The Qādiriyyah Sufi order—among the oldest and most widespread in the Islamic world—is attributed to him. While the institutional development of the order occurred primarily after his death, its foundational ethos and spiritual methods is claimed to stem from his circle of disciples and his moral teachings.
Works and Legacy
Several works are attributed to al-Jīlānī, many of which survive in manuscript and have been widely disseminated:
Ghunyat al-Ṭālibīn (Sufficiency of the Seekers), a comprehensive guide to religious practice and ethics;
Futūḥ al-Ghayb (Revelations of the Unseen), a collection of sermons emphasizing detachment and reliance on Allah;
al-Fatḥ al-Rabbānī (The Divine Victory), a compilation of his discourses;
Jalāʾ al-Khāṭir (Illumination of the Mind), another collection of spiritual exhortations.
His thought influenced subsequent generations of scholars, jurists, and Sufi leaders.
Family and Descendants
Al-Jīlānī married and had several sons, many of whom became scholars and preachers in their own right. Among them:
ʿAbd al-Wahhāb, his eldest son and successor in Baghdad;
ʿAbd al-ʿAzīz, who fought the Crusaders and taught in Mosul;
ʿAbd al-Razzāq, a leading ḥadīth scholar of the Hanbali school;
ʿĪsā, a scholar who traveled to Egypt and composed works on Sufism.
Through his descendants and students, al-Jīlānī’s influence spread across Iraq, the Levant, North Africa, Central Asia, and the Indian subcontinent.
Death
ʿAbd al-Qādir al-Jīlānī died in 561 AH / 1166 CE, on 10 Rabīʿ al-Thānī, in Baghdad, at the age of ninety-one. He was buried in his ribat in the Bāb al-Sheikh quarter.
Ibn Qudamah, who was asked about Sheikh Abd al-Qadir, and he said:
"We met him at the end of his life, and he housed us in his school. He cared for us and sometimes sent his son Yahya to light our lamps. He would also send us food from his home, and he would lead us in the obligatory prayers." He was an imam, and I used to read to him from memory from al-Khiraqi's book in the mornings, and al-Hafiz Abd al-Ghani would read to him from al-Hidayah in the book.
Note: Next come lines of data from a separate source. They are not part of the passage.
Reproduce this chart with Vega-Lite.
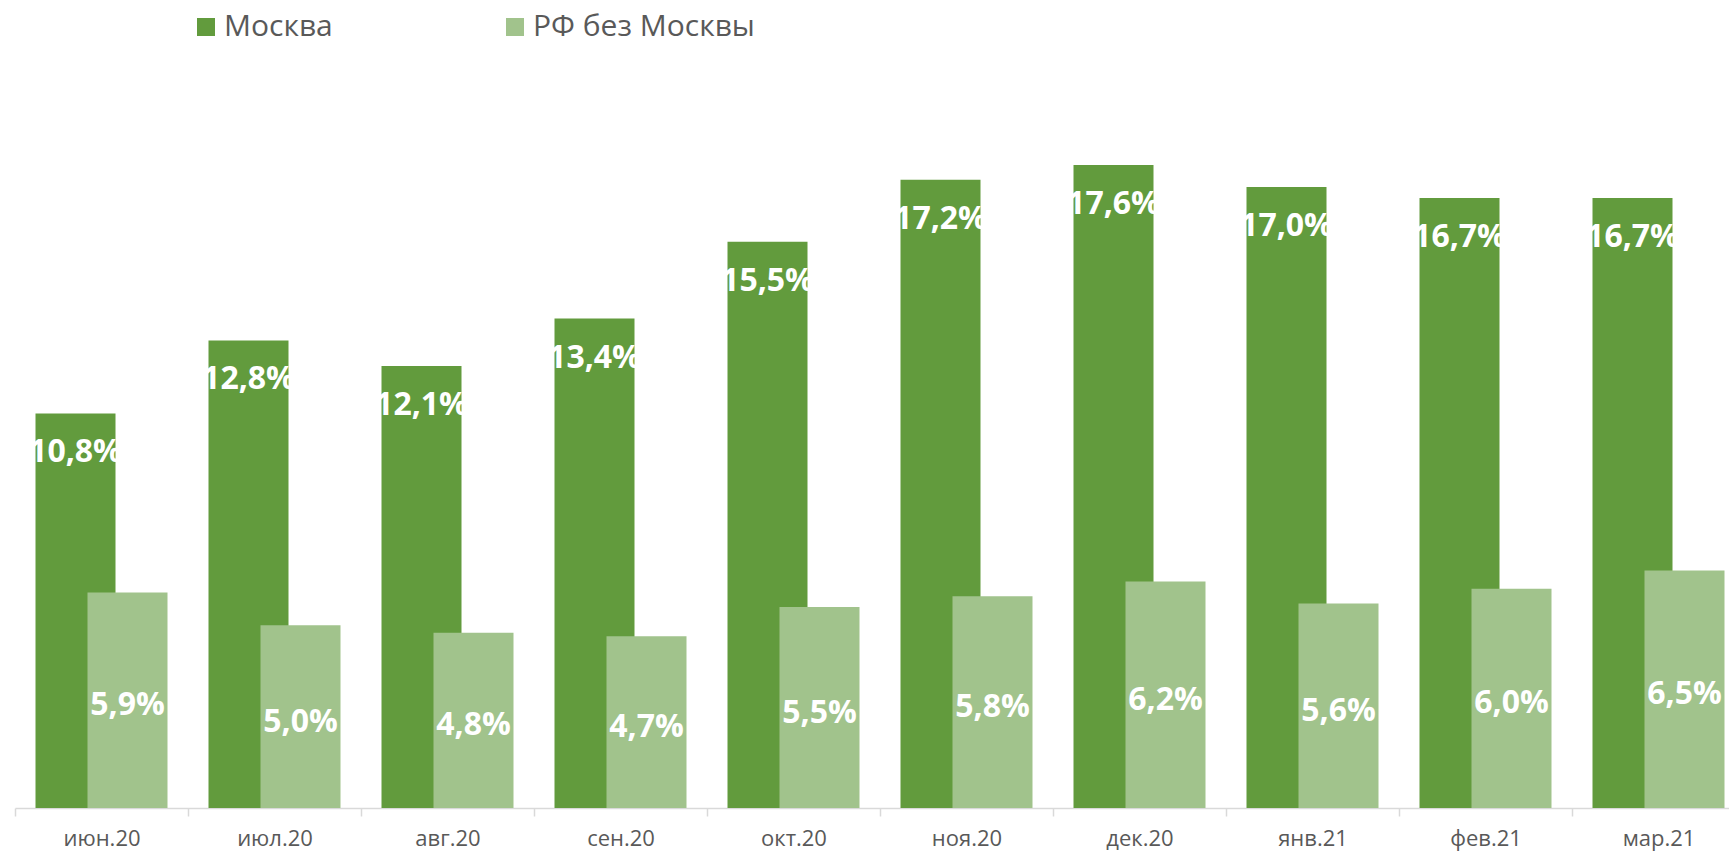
{
  "$schema": "https://vega.github.io/schema/vega-lite/v6.json",
  "width": 1714,
  "height": 800,
  "autosize": {"type": "none"},
  "padding": {"left": 15, "top": 8, "right": 0, "bottom": 44},
  "background": "white",
  "config": {
    "view": {"stroke": null},
    "font": "Open Sans",
    "locale": {"number": {"decimal": ",", "thousands": " ", "grouping": [3], "currency": ["", " ₽"]}}
  },
  "data": {
    "values": [
      {"month": "июн.20", "series": "Москва", "value": 0.108},
      {"month": "июл.20", "series": "Москва", "value": 0.128},
      {"month": "авг.20", "series": "Москва", "value": 0.121},
      {"month": "сен.20", "series": "Москва", "value": 0.134},
      {"month": "окт.20", "series": "Москва", "value": 0.155},
      {"month": "ноя.20", "series": "Москва", "value": 0.172},
      {"month": "дек.20", "series": "Москва", "value": 0.176},
      {"month": "янв.21", "series": "Москва", "value": 0.170},
      {"month": "фев.21", "series": "Москва", "value": 0.167},
      {"month": "мар.21", "series": "Москва", "value": 0.167},
      {"month": "июн.20", "series": "РФ без Москвы", "value": 0.059},
      {"month": "июл.20", "series": "РФ без Москвы", "value": 0.050},
      {"month": "авг.20", "series": "РФ без Москвы", "value": 0.048},
      {"month": "сен.20", "series": "РФ без Москвы", "value": 0.047},
      {"month": "окт.20", "series": "РФ без Москвы", "value": 0.055},
      {"month": "ноя.20", "series": "РФ без Москвы", "value": 0.058},
      {"month": "дек.20", "series": "РФ без Москвы", "value": 0.062},
      {"month": "янв.21", "series": "РФ без Москвы", "value": 0.056},
      {"month": "фев.21", "series": "РФ без Москвы", "value": 0.060},
      {"month": "мар.21", "series": "РФ без Москвы", "value": 0.065}
    ]
  },
  "encoding": {
    "x": {
      "field": "month",
      "type": "nominal",
      "sort": ["июн.20", "июл.20", "авг.20", "сен.20", "окт.20", "ноя.20", "дек.20", "янв.21", "фев.21", "мар.21"],
      "scale": {"range": [0, 1730], "paddingInner": 0, "paddingOuter": 0},
      "axis": {
        "title": null,
        "labelAngle": 0,
        "labelFont": "Open Sans",
        "labelFontSize": 22,
        "labelColor": "#595959",
        "labelPadding": 12,
        "domainColor": "#d9d9d9",
        "domainWidth": 1.5,
        "tickColor": "#d9d9d9",
        "tickWidth": 1.5,
        "tickSize": 8,
        "tickBand": "extent",
        "grid": false
      }
    }
  },
  "layer": [
    {
      "transform": [{"filter": "datum.series == 'Москва'"}],
      "mark": {"type": "bar", "size": 80, "xOffset": -26},
      "encoding": {
        "y": {"field": "value", "type": "quantitative", "scale": {"domain": [0, 0.219], "nice": false, "zero": true}, "axis": null},
        "color": {
          "field": "series",
          "type": "nominal",
          "scale": {"domain": ["Москва", "РФ без Москвы"], "range": ["#629b3d", "#a1c38c"]},
          "legend": {
            "title": null,
            "orient": "none",
            "direction": "horizontal",
            "legendX": 176,
            "legendY": 4,
            "symbolType": "square",
            "symbolSize": 324,
            "symbolStrokeWidth": 0,
            "labelFont": "Open Sans",
            "labelFontSize": 30,
            "labelColor": "#595959",
            "labelOffset": 3,
            "columnPadding": 167,
            "labelLimit": 400
          }
        }
      }
    },
    {
      "transform": [{"filter": "datum.series == 'РФ без Москвы'"}],
      "mark": {"type": "bar", "size": 80, "xOffset": 26},
      "encoding": {
        "y": {"field": "value", "type": "quantitative", "scale": {"domain": [0, 0.219], "nice": false, "zero": true}, "axis": null},
        "color": {"field": "series", "type": "nominal"}
      }
    },
    {
      "transform": [{"filter": "datum.series == 'Москва'"}],
      "mark": {"type": "text", "xOffset": -26, "dy": 39, "baseline": "middle", "align": "center", "color": "white", "font": "Open Sans", "fontWeight": "bold", "fontSize": 32},
      "encoding": {
        "y": {"field": "value", "type": "quantitative", "scale": {"domain": [0, 0.219], "nice": false, "zero": true}, "axis": null},
        "text": {"field": "value", "type": "quantitative", "format": ".1%"}
      }
    },
    {
      "transform": [{"filter": "datum.series == 'РФ без Москвы'"}],
      "mark": {"type": "text", "xOffset": 26, "dy": 5, "baseline": "middle", "align": "center", "color": "white", "font": "Open Sans", "fontWeight": "bold", "fontSize": 32},
      "encoding": {
        "y": {"field": "value", "type": "quantitative", "scale": {"domain": [0, 0.438], "nice": false, "zero": true}, "axis": null},
        "text": {"field": "value", "type": "quantitative", "format": ".1%"}
      }
    }
  ],
  "resolve": {"scale": {"y": "independent"}}
}
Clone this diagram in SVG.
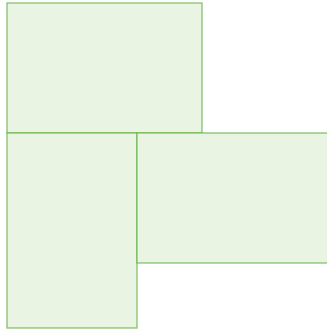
<svg xmlns="http://www.w3.org/2000/svg" width="327" height="329" viewBox="0 0 327 329">
<style>
.r{fill:#eaf4e3;stroke:#5fb03e;stroke-opacity:0.75;stroke-width:1.3}
</style>
<rect width="327" height="329" fill="#ffffff"/>
<g id="node1"><rect class="r" x="7" y="3" width="195" height="130"/></g>
<g id="node2"><rect class="r" x="7" y="133" width="130" height="195"/></g>
<g id="node3"><rect class="r" x="137" y="133" width="195" height="130"/></g>
<g id="connectors"></g>
</svg>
No one else read to him at that time except us. We stayed with him for a month and nine days, then he died, and we prayed over him at night in his school. I have never heard of anyone else having more miracles attributed to him than those attributed to him. I saw someone whom people revered more for his religious knowledge than he did himself, and we heard only a few things said about him.
Abu Bakr al-Imad related,
I had been reading in Usul al-Din, and it caused me to have doubts, so I said: I will go to the gathering of Sheikh Abd al-Qadir, and Abd al-Qadir said, “Our belief is the belief of the righteous predecessors and the Companions.”
Assessment
Historians and biographers across the centuries have regarded al-Jīlānī as a pivotal figure in reconciling orthodox Sunni theology with the spiritual discipline of Sufism. Al-Dhahabī described him as “the shaykh of Islam, the exemplar of the knowers of Allah, and the imam of the Hanbalis in his time.” Ibn Rajab al-Ḥanbalī praised his synthesis of jurisprudence and asceticism, noting that he revived the Hanbali tradition in Baghdad after a period of decline.
His enduring legacy lies in the vast transregional spread of the Qādiriyyah order, his moral teachings, and his model of an Islamic spirituality deeply rooted in the law, theology, and personal transformation.